::: Available data :::

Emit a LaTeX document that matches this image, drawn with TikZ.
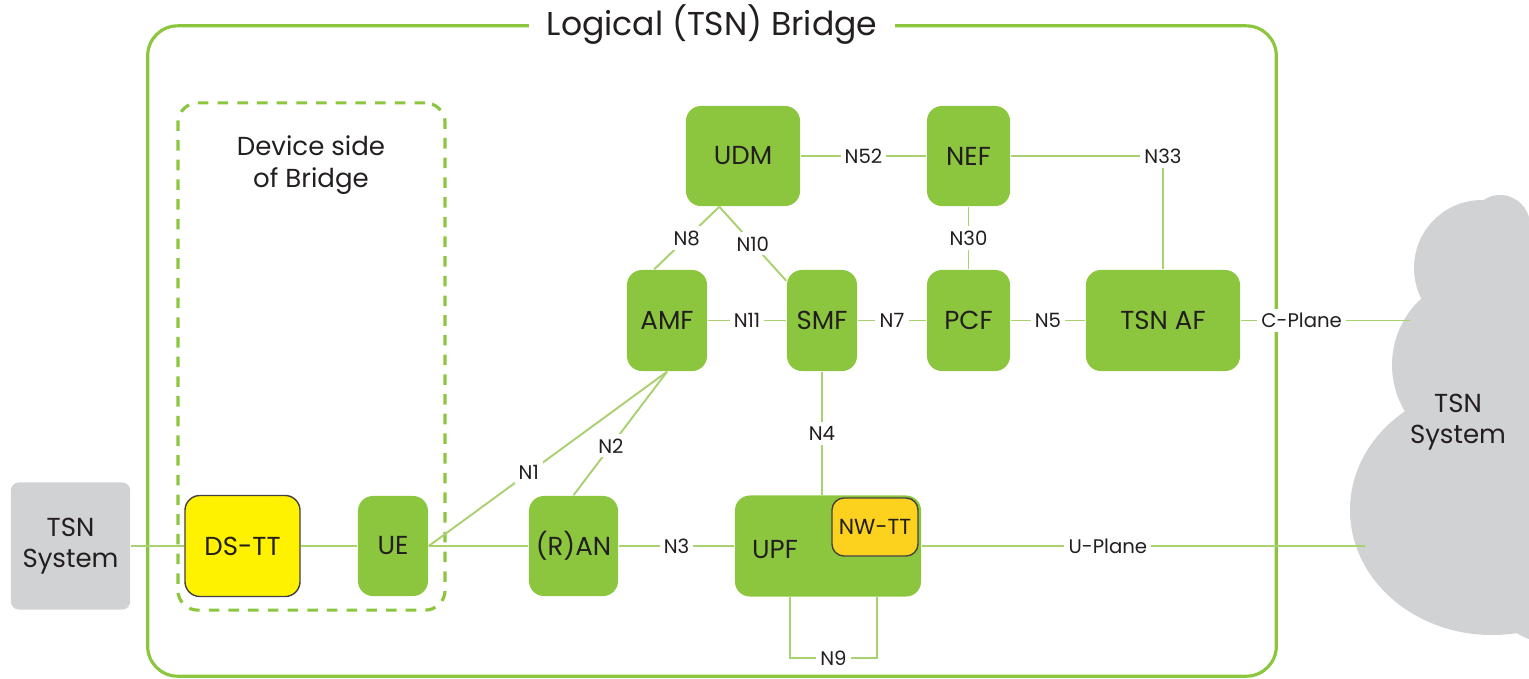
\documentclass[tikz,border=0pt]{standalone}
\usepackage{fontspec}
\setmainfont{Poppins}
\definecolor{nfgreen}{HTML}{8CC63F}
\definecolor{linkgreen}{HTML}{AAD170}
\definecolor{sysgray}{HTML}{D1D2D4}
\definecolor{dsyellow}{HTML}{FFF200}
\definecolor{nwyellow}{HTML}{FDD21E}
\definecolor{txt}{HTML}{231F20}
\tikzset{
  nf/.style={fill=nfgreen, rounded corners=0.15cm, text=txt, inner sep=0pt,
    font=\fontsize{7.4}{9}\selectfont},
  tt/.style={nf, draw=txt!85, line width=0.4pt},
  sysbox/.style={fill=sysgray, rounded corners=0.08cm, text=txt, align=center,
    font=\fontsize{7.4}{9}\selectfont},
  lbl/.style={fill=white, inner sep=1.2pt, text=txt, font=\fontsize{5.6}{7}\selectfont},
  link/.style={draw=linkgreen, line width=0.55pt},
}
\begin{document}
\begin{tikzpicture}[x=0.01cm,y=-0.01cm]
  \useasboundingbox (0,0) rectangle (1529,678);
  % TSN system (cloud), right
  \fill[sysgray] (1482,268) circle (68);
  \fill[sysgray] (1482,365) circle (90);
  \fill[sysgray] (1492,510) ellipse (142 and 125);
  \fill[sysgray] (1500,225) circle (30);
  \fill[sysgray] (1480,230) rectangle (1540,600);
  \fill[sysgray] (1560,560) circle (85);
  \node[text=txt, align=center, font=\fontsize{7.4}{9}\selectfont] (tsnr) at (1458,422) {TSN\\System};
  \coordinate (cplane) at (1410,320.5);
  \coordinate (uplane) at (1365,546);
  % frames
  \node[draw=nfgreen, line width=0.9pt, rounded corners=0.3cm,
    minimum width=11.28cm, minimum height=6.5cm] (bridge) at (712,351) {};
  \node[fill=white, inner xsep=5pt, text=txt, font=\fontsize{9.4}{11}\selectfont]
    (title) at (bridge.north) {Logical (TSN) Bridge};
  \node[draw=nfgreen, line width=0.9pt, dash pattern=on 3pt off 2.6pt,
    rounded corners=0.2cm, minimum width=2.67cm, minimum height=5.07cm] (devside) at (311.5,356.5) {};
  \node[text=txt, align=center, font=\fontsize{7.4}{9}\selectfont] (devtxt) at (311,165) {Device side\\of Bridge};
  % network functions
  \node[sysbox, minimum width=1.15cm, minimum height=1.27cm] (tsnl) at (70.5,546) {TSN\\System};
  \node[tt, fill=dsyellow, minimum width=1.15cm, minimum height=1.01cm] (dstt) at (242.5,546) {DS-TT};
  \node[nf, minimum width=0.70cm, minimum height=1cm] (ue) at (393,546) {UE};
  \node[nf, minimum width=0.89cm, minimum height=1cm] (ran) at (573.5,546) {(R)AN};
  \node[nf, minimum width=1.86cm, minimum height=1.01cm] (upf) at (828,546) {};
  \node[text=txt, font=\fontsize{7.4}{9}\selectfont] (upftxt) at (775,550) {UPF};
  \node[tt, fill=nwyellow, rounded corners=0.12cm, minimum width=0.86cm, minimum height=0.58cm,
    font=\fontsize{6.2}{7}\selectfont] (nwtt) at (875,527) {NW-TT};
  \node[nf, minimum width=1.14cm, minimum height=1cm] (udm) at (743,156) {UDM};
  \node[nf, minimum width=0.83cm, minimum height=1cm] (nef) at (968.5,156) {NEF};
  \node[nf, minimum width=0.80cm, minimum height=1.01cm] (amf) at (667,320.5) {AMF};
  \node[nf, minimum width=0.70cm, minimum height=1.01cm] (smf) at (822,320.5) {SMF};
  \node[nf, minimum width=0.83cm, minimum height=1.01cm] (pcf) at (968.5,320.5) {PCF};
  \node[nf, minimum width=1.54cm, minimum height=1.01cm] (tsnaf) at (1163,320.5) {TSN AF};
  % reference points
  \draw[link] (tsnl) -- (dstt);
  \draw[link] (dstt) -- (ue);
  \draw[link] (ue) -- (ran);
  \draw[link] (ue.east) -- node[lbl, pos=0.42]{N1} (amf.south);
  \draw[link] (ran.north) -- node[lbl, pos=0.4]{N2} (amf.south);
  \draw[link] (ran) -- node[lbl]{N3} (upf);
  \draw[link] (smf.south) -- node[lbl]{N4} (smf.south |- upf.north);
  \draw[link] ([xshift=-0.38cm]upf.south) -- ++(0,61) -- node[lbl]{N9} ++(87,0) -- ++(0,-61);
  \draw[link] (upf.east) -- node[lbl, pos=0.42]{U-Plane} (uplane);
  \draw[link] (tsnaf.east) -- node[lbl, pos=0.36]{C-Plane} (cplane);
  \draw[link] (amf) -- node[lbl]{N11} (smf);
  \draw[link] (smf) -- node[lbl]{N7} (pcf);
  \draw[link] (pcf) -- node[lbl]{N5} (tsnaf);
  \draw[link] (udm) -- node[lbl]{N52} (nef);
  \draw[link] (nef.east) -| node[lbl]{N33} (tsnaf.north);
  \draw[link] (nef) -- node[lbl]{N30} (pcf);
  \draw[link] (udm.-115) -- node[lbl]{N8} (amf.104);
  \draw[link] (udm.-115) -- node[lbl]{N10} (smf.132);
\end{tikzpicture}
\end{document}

:::

Instructions to follow: Reproduce the listing exactly. Leave its pictures out.

Answer to the task:
Emit a LaTeX document that matches this image, drawn with TikZ.
\documentclass[tikz,border=0pt]{standalone}
\usepackage{fontspec}
\setmainfont{Poppins}
\definecolor{nfgreen}{HTML}{8CC63F}
\definecolor{linkgreen}{HTML}{AAD170}
\definecolor{sysgray}{HTML}{D1D2D4}
\definecolor{dsyellow}{HTML}{FFF200}
\definecolor{nwyellow}{HTML}{FDD21E}
\definecolor{txt}{HTML}{231F20}
\tikzset{
  nf/.style={fill=nfgreen, rounded corners=0.15cm, text=txt, inner sep=0pt,
    font=\fontsize{7.4}{9}\selectfont},
  tt/.style={nf, draw=txt!85, line width=0.4pt},
  sysbox/.style={fill=sysgray, rounded corners=0.08cm, text=txt, align=center,
    font=\fontsize{7.4}{9}\selectfont},
  lbl/.style={fill=white, inner sep=1.2pt, text=txt, font=\fontsize{5.6}{7}\selectfont},
  link/.style={draw=linkgreen, line width=0.55pt},
}
\begin{document}
\begin{tikzpicture}[x=0.01cm,y=-0.01cm]
  \useasboundingbox (0,0) rectangle (1529,678);
  % TSN system (cloud), right
  \fill[sysgray] (1482,268) circle (68);
  \fill[sysgray] (1482,365) circle (90);
  \fill[sysgray] (1492,510) ellipse (142 and 125);
  \fill[sysgray] (1500,225) circle (30);
  \fill[sysgray] (1480,230) rectangle (1540,600);
  \fill[sysgray] (1560,560) circle (85);
  \node[text=txt, align=center, font=\fontsize{7.4}{9}\selectfont] (tsnr) at (1458,422) {TSN\\System};
  \coordinate (cplane) at (1410,320.5);
  \coordinate (uplane) at (1365,546);
  % frames
  \node[draw=nfgreen, line width=0.9pt, rounded corners=0.3cm,
    minimum width=11.28cm, minimum height=6.5cm] (bridge) at (712,351) {};
  \node[fill=white, inner xsep=5pt, text=txt, font=\fontsize{9.4}{11}\selectfont]
    (title) at (bridge.north) {Logical (TSN) Bridge};
  \node[draw=nfgreen, line width=0.9pt, dash pattern=on 3pt off 2.6pt,
    rounded corners=0.2cm, minimum width=2.67cm, minimum height=5.07cm] (devside) at (311.5,356.5) {};
  \node[text=txt, align=center, font=\fontsize{7.4}{9}\selectfont] (devtxt) at (311,165) {Device side\\of Bridge};
  % network functions
  \node[sysbox, minimum width=1.15cm, minimum height=1.27cm] (tsnl) at (70.5,546) {TSN\\System};
  \node[tt, fill=dsyellow, minimum width=1.15cm, minimum height=1.01cm] (dstt) at (242.5,546) {DS-TT};
  \node[nf, minimum width=0.70cm, minimum height=1cm] (ue) at (393,546) {UE};
  \node[nf, minimum width=0.89cm, minimum height=1cm] (ran) at (573.5,546) {(R)AN};
  \node[nf, minimum width=1.86cm, minimum height=1.01cm] (upf) at (828,546) {};
  \node[text=txt, font=\fontsize{7.4}{9}\selectfont] (upftxt) at (775,550) {UPF};
  \node[tt, fill=nwyellow, rounded corners=0.12cm, minimum width=0.86cm, minimum height=0.58cm,
    font=\fontsize{6.2}{7}\selectfont] (nwtt) at (875,527) {NW-TT};
  \node[nf, minimum width=1.14cm, minimum height=1cm] (udm) at (743,156) {UDM};
  \node[nf, minimum width=0.83cm, minimum height=1cm] (nef) at (968.5,156) {NEF};
  \node[nf, minimum width=0.80cm, minimum height=1.01cm] (amf) at (667,320.5) {AMF};
  \node[nf, minimum width=0.70cm, minimum height=1.01cm] (smf) at (822,320.5) {SMF};
  \node[nf, minimum width=0.83cm, minimum height=1.01cm] (pcf) at (968.5,320.5) {PCF};
  \node[nf, minimum width=1.54cm, minimum height=1.01cm] (tsnaf) at (1163,320.5) {TSN AF};
  % reference points
  \draw[link] (tsnl) -- (dstt);
  \draw[link] (dstt) -- (ue);
  \draw[link] (ue) -- (ran);
  \draw[link] (ue.east) -- node[lbl, pos=0.42]{N1} (amf.south);
  \draw[link] (ran.north) -- node[lbl, pos=0.4]{N2} (amf.south);
  \draw[link] (ran) -- node[lbl]{N3} (upf);
  \draw[link] (smf.south) -- node[lbl]{N4} (smf.south |- upf.north);
  \draw[link] ([xshift=-0.38cm]upf.south) -- ++(0,61) -- node[lbl]{N9} ++(87,0) -- ++(0,-61);
  \draw[link] (upf.east) -- node[lbl, pos=0.42]{U-Plane} (uplane);
  \draw[link] (tsnaf.east) -- node[lbl, pos=0.36]{C-Plane} (cplane);
  \draw[link] (amf) -- node[lbl]{N11} (smf);
  \draw[link] (smf) -- node[lbl]{N7} (pcf);
  \draw[link] (pcf) -- node[lbl]{N5} (tsnaf);
  \draw[link] (udm) -- node[lbl]{N52} (nef);
  \draw[link] (nef.east) -| node[lbl]{N33} (tsnaf.north);
  \draw[link] (nef) -- node[lbl]{N30} (pcf);
  \draw[link] (udm.-115) -- node[lbl]{N8} (amf.104);
  \draw[link] (udm.-115) -- node[lbl]{N10} (smf.132);
\end{tikzpicture}
\end{document}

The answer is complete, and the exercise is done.